Les deux provinces de Riau et de Jambi sont beaucoup moins peuplées (2 600 000 hab., soit 14 hab. au km2) ; elles forment la plus grande partie de la plaine orientale, en partie amphibie, avec d’immenses estuaires remontés par la marée. Des pionniers chinois ont développé la pêche (par pièges sur cette côte basse) et l’exploitation du bois ; des pionniers de diverses origines ont créé des « small holdings » (petites plantations) d’hévéas sur quelque 200 000 ha, dont la production est exportée vers Singapour. Surtout la province de Riau contient à Minas et à Duri les plus riches gisements de pétrole d’Indonésie : quelque 40 Mt extraites par Caltex et exportées par le port de Dumai, terminal du pipe-line. L’archipel des Riau est riche en bauxite.

Sumatra-Sud (Sumatera Selatan), autre portion de la plaine orientale, bien qu’elle englobe aussi une partie des monts Barisan avec le volcan actif Dempo (3 159 m) et le lac Ranau, est plus peuplée (3 400 000 hab., soit 33 hab. au km2).
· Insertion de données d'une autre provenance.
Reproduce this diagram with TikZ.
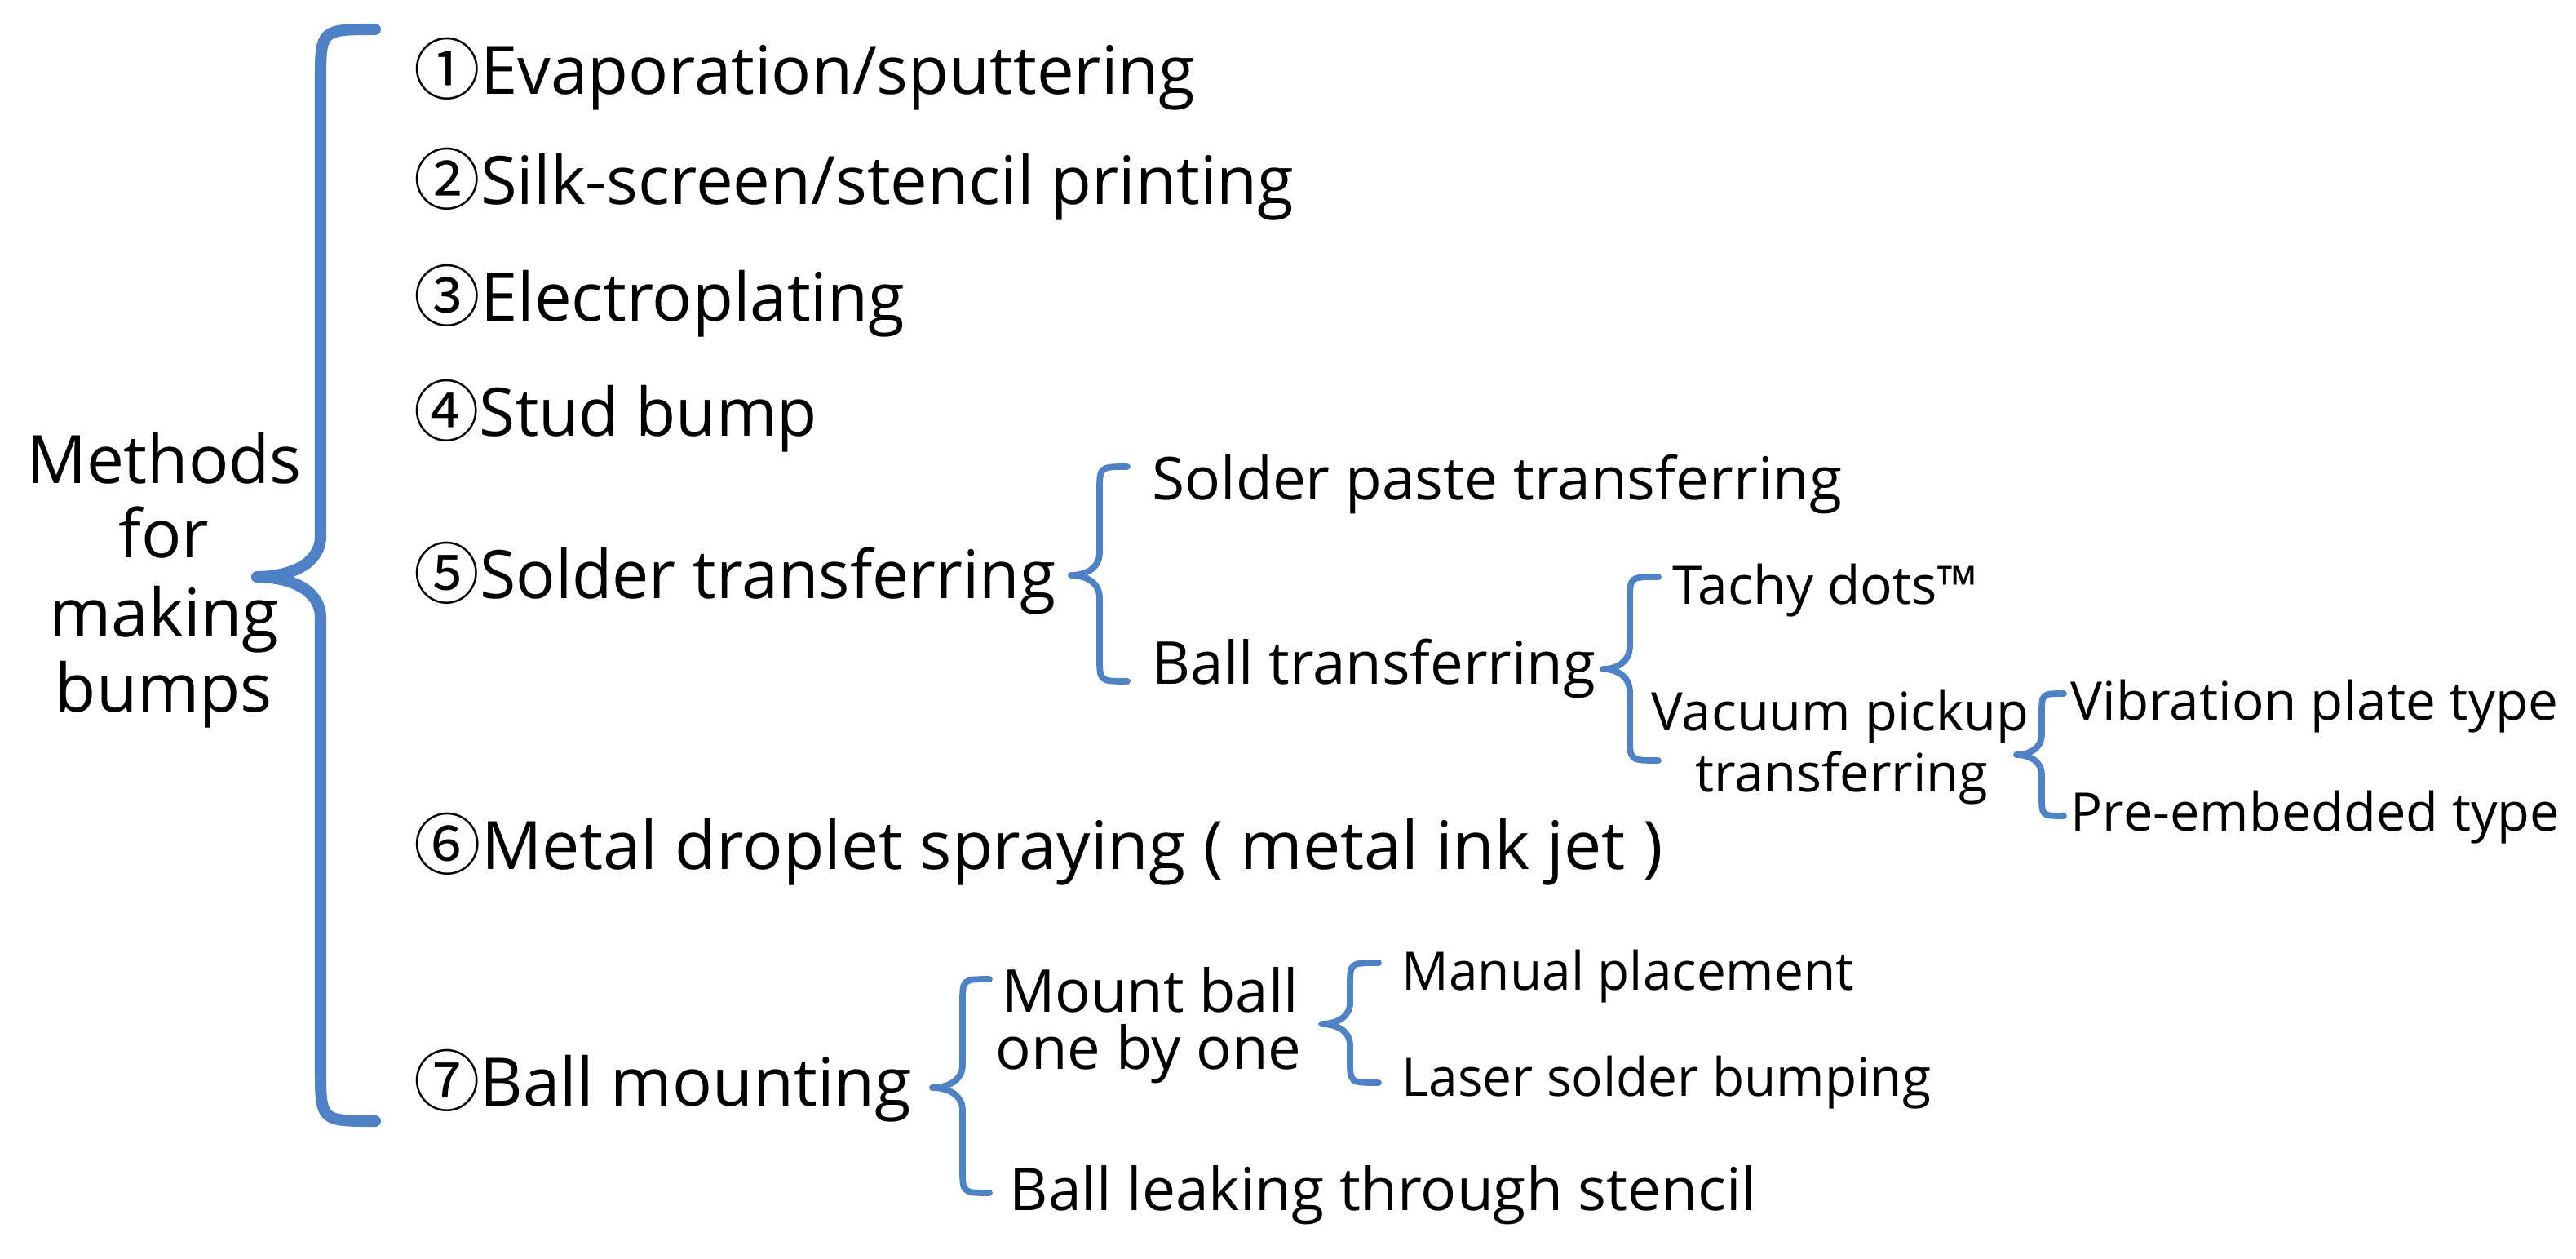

Cela est dû à l’importance des « small holdings » d’hévéas (100 000 ha), à celle des cultures vivrières développées par des immigrés javanais dans le cadre de la « transmigration », à la présence de Palembang, sur la Musi, à 100 km de la mer, ville de 580 000 habitants, port et centre industriel actifs (raffineries de Plaju et de Sungai Gerung, usine d’engrais chimiques), dont l’influence s’étend loin vers l’intérieur grâce aux voies ferrées. Le pétrole des anticlinaux tertiaires est exploité et raffiné par la Stanvac (Standard Oil et Socony Vacuum) ; les mines de charbon de Bukit Asem sont en plein déclin. Bangka et Belitung font de l’Indonésie le sixième producteur mondial d’étain.